I fell in love with Ben Whittaker, Robert DeNiro's
character, in the first five minutes of "The Intern." Ben is a
seventy-year-old retired telephone book executive. He's super competent,
humble, kind, caring, and hard-working. His eyes twinkle and his cheeks are
pinchable. He would make the perfect father, boss, or Santa. Ben Whittaker is
writer-director Nancy Meyers' best creation yet. I didn't just like Ben, I found
him believable, thanks to DeNiro's superb performance. I have to guess it's not
easy playing such a nice person in a believable way.
Ben is unsatisfied by retirement so he takes a position
as an intern at About-the-Fit, a fashion start-up, the brainchild of Jules
(Anne Hathaway). Jules is impersonal and demanding, again, in a very believable
way. Ben, worldly-wise and humble man that he is, makes positive changes in the
company. He is a kindly mentor to younger male employees who rarely shave and
don't tuck in their shirts. Ben explains to them why a man should always carry a
clean handkerchief.
Anne Hathaway is so beautiful it's hard for me to assess
her acting. I keep focusing on her face. I found her very believable as a
driven businesswoman lacking in people skills. The movie softens her. There are
scenes where she is revealed to have a toasty warm marshmallow heart. I was
disappointed by those scenes and didn't find them believable or interesting. I
wish the script had been as interesting and believable in its development of
Jules as it was with Ben.
There are two relationships in the movie that didn't work
for me at all. Jules is married to Matt (Anders Holm). I could see a really
beautiful, driven woman married to a charisma-free, vaguely creepy schlub like
Matt, so, yes, Holm was believable. I just didn't want Jules, this brilliant,
talented, interesting woman, to be married to Matt.
Ben dates Renee Russo, and that relationship didn't work
for me, either, although, again, it was believable. Ben has the wrinkled face
and thinning, gray hair of a man in his seventies. Russo looks like a Hollywood
actress fighting time, rather than like most real women her age. Also I saw no
onscreen chemistry between these two. Linda Lavin does look like a real, older woman,
and she is in the movie as a predatory, mean and obscene old lady. There are
cheap jokes at her expense. It's sad but not surprising that Nancy Meyers, a
woman herself, depicted an older woman as an old witch, and set her up for
coarse humor, and rewarded a much younger, and more Botoxed woman with romance.
"The Intern" is one of those rare, recent
movies for adults where nothing horrible happens.
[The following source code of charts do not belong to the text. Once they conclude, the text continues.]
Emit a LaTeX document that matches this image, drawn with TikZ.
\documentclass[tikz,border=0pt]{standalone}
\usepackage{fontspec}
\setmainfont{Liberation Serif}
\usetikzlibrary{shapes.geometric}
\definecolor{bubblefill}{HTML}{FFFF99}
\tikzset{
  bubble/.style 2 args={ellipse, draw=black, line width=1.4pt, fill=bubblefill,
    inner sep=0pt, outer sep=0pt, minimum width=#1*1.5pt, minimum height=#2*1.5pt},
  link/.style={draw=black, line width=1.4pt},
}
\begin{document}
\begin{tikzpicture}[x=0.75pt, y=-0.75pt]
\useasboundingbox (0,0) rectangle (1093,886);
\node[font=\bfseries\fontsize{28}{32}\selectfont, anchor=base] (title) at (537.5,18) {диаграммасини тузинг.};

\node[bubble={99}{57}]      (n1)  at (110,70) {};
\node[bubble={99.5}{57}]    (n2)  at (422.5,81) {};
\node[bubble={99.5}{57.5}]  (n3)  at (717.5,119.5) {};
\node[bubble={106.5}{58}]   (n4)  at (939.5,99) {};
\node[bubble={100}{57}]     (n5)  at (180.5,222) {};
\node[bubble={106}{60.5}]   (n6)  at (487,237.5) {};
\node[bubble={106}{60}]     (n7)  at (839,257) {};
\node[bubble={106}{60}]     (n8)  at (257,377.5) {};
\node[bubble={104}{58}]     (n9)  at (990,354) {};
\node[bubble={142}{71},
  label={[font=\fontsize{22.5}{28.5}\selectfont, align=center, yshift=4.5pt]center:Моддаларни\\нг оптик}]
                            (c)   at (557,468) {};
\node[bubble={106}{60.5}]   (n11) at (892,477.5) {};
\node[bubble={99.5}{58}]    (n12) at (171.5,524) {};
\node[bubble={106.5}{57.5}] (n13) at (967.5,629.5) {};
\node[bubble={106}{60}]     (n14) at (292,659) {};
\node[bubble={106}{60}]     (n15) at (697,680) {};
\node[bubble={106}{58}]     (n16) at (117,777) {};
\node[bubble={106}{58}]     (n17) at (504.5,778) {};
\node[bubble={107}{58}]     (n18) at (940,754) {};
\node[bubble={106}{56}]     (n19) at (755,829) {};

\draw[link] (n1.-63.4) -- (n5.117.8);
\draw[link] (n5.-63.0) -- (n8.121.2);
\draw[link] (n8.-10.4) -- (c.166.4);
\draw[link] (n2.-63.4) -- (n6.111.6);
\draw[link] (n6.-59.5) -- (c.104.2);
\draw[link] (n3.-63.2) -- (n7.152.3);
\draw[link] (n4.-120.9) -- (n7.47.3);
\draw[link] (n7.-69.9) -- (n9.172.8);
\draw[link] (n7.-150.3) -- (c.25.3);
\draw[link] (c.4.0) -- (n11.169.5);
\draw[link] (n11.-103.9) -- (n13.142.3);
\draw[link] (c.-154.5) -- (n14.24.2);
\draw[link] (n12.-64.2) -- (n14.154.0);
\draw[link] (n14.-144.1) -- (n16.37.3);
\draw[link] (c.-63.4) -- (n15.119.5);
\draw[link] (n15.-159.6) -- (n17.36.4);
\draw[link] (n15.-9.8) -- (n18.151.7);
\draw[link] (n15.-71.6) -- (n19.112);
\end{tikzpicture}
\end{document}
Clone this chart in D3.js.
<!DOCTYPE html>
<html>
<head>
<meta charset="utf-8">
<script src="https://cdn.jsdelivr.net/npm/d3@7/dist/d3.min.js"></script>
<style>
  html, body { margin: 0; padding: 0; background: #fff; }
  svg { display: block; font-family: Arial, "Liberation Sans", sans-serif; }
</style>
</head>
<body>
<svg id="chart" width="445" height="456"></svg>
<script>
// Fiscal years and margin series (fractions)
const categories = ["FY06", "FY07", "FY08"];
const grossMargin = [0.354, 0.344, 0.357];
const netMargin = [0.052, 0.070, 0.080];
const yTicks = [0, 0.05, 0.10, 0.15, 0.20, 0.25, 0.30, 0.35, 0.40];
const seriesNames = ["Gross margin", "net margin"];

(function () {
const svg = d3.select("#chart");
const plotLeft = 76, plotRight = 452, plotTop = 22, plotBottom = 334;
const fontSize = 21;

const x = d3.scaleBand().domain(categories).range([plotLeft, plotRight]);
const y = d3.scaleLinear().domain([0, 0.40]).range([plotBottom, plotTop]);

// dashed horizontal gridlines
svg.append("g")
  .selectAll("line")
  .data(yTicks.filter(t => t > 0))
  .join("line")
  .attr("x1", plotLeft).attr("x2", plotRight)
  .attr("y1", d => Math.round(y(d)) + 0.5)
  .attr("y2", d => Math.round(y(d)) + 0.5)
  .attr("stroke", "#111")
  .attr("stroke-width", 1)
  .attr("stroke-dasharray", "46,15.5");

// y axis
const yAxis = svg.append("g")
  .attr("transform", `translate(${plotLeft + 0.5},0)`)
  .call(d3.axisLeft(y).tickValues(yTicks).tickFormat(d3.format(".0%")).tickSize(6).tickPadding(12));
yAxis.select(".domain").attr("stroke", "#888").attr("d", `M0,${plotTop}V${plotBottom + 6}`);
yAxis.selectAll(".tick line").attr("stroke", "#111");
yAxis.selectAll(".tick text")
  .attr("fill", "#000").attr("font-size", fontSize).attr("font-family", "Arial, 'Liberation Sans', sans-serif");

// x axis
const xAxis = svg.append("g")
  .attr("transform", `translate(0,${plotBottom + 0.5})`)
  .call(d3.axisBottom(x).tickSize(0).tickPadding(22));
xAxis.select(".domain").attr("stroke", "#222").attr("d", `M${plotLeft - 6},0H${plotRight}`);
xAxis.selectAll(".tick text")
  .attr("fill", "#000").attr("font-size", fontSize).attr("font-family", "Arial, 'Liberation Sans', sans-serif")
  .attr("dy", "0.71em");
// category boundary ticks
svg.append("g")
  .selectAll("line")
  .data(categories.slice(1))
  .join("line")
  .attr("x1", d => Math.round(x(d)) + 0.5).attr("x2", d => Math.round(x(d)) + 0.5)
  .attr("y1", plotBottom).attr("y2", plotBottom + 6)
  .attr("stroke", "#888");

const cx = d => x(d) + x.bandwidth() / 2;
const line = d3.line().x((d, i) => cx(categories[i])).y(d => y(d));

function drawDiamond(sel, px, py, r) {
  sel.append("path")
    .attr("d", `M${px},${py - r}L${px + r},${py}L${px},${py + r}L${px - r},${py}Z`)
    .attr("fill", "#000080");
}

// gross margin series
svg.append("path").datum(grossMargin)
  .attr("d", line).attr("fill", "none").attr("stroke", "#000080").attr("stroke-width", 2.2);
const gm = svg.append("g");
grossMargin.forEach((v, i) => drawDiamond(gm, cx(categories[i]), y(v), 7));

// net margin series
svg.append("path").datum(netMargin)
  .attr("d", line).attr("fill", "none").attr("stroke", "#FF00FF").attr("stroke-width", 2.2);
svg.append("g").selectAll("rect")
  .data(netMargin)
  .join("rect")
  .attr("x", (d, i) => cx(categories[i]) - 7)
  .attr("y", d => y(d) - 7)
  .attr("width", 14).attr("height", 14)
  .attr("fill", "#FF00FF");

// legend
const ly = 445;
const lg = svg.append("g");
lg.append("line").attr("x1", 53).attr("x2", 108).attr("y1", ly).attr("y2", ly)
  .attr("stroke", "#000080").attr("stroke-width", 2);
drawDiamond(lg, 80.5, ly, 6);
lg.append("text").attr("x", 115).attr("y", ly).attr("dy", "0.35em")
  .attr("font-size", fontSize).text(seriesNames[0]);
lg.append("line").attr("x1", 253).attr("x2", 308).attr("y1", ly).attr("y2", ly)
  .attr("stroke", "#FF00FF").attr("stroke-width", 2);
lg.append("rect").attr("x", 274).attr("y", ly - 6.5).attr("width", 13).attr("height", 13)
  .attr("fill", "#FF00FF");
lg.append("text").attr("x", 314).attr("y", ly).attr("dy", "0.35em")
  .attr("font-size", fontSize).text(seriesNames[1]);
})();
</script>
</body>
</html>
Nobody dies or behaves in a
deeply despicable way or loses his cool and screams obscenities or knocks the
movie off the rails. There are no body fluids on display. "The
Intern" really is a feel good movie. If you are ever having a lousy day
and you want to watch something that will give you a smile and make you feel
good about humanity, please consider "The Intern."